Hi. My name is Redtail, and I’m a recovered Carmex addict. <Hi Redtail!>
Seriously, I was physically addicted to Carmex - not any bizzaro weird or mental stuff, just that if I didn’t re-apply the stuff at least a dozen times daily, my lips HURT! Getting that Carmex monkey off my back took several weeks of burning, stinging, aching lips. Then I was dumb enough to start again!
But I’m proud to report that I’ve been clean and dry for many years now. 
I’ve never really had problems with any other brands of lipbalm, just the evil Carmex. But then again, that was the only kind I used, so I can’t really compare.
The ‘addictive power’ of Carmex was well-known amongst all of my friends. Well, ok, we didn’t make up freakazoid theories about them putting in addictive ingredients (except as a laugh), but we all had the same problem with not being able to stop because it hurt so much to go without. We just figured the stuff dried out your lips really badly, while keeping them gunked up enough that you didn’t realize it until you stopped. I have a good friend that still carries Carmex everywhere he goes, just as I did 15-20 years ago. I quit; he didn’t and has been using Carmex daily for all of that time.
I would guess that the phenomenon is the same sort of dry-skin problem that many people experience from excessive exposure to detergent or other chemicals (aka “dishwashing hands”).

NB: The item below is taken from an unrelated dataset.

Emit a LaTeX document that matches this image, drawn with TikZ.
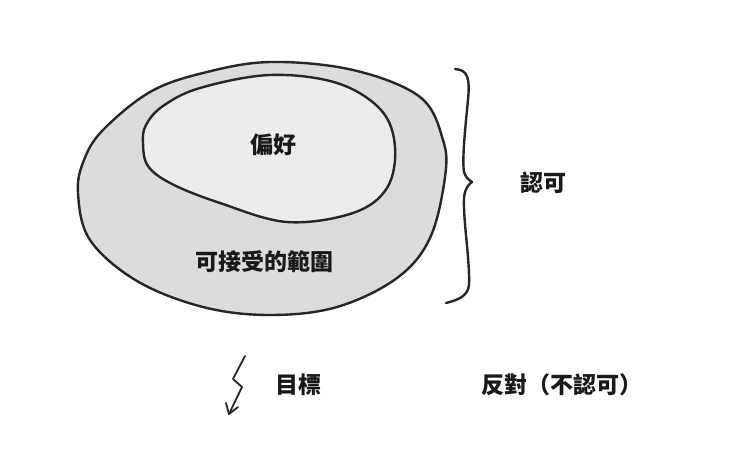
\documentclass[tikz,border=0pt]{standalone}
\usepackage{fontspec}
\newfontfamily\cjk{Noto Sans CJK TC}
\usetikzlibrary{arrows.meta}
\definecolor{outerfill}{RGB}{220,220,220}
\definecolor{innerfill}{RGB}{236,236,236}
\tikzset{
  blob/.style={draw=black!85, line width=2.4pt, line join=round},
  lbl/.style={font=\cjk\bfseries\fontsize{23}{26}\selectfont, text=black!90, inner sep=0pt},
  hand/.style={draw=black!85, line width=2.4pt, line cap=round, line join=round}
}
\begin{document}
\begin{tikzpicture}[x=1pt,y=-1pt]
\useasboundingbox (0,0) rectangle (740,467);
% outer blob
\path[blob, fill=outerfill] plot[smooth cycle, tension=0.6] coordinates {
 (78,193) (90,240) (137,281) (203,307) (270,315) (337,307) (397,278) (430,238)
 (445,177) (443,140) (420,97) (353,70) (270,62) (203,73) (150,92) (103,130) (84,160)};
% inner blob
\path[blob, fill=innerfill] plot[smooth cycle, tension=0.6] coordinates {
 (143,143) (148,166) (172,184) (220,203) (287,222) (353,213) (387,188)
 (395,147) (381,110) (337,83) (270,75) (200,88) (163,106) (146,125)};
\node[lbl] (pref) at (273,145) {偏好};
\node[lbl] (acc) at (264,262) {可接受的範圍};
% brace
\coordinate (bt) at (455,69);
\coordinate (bm) at (472,182);
\coordinate (bb) at (446,303);
\draw[hand] (bt) .. controls (468,70) and (470,78) .. (468,100)
  .. controls (465,130) and (462,160) .. (464,172)
  .. controls (466,178) and (469,180) .. (bm)
  .. controls (469,184) and (465,188) .. (464,198)
  .. controls (463,220) and (470,260) .. (469,285)
  .. controls (468,296) and (458,300) .. (bb);
\node[lbl] (approve) at (543,183) {認可};
% lightning arrow
\coordinate (l0) at (245,356);
\coordinate (l1) at (233,379);
\coordinate (l2) at (242,387);
\coordinate (l3) at (229,414);
\draw[hand, line width=1.8pt] (l0) -- (l1) -- (l2) -- (l3);
\draw[hand, line width=1.8pt] (226,403) -- (l3) -- (238,407);
\node[lbl] (goal) at (298,385) {目標};
\node[lbl] (oppose) at (562,385) {反對（不認可）};
\end{tikzpicture}
\end{document}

So no, my problem was NOT “obsessive behavior”, thank you very much. It was a purely physical problem. The longer you used Carmex, the more often you used it, and the longer it took to quit hurting when you stopped using it.
As far as ‘devaluing’ the word addiction, the online dictionaries state:
addiction n
1: being abnormally dependent on something that is psychologically or physically habit-forming
1: The quality or condition of being addicted
2: Compulsive physiological need for a habit-forming substance
Since it was physically habit-forming and I was abnormally dependent, I’d say it qualified as an addiction. Was it a serious, life-threatening addiction? No, of course not. Neither is my caffeine addiction, my addiction to the written word, nor (shall I say it?) my addiction to SDMB ;). Was it so addictive that I couldn’t stop? No, but I did have withdrawal symptoms.
The best cure I’ve found for chapped lips is to stay hydrated (I used to drink NO water at all). If your lips start chapping, you can gently scrub them with a soft toothbrush or wet washcloth to remove the dried-out skin before it peels. (IME, when it peels off by itself, it tends to take more ‘good’ skin with it and compound the whole problem.) But then again, there are just times (e.g., deep winter or post-sun frolic) when they’re just a-gonna be chapped. Pure aloe vera (I use the bottled gel due to my complete black thumb) seems to help chapped skin no matter where on my body it is.
But y’know, that heroin line from the Carmex guy was almost funny enough to make me consider giving them my money again. Anyone who would answer like that is someone I could get along with.
I haven’t read the lipbalm website - is it actually amusing enough to be worth it, or is it just another website by a bunch of clueless idjits with a ‘cause’?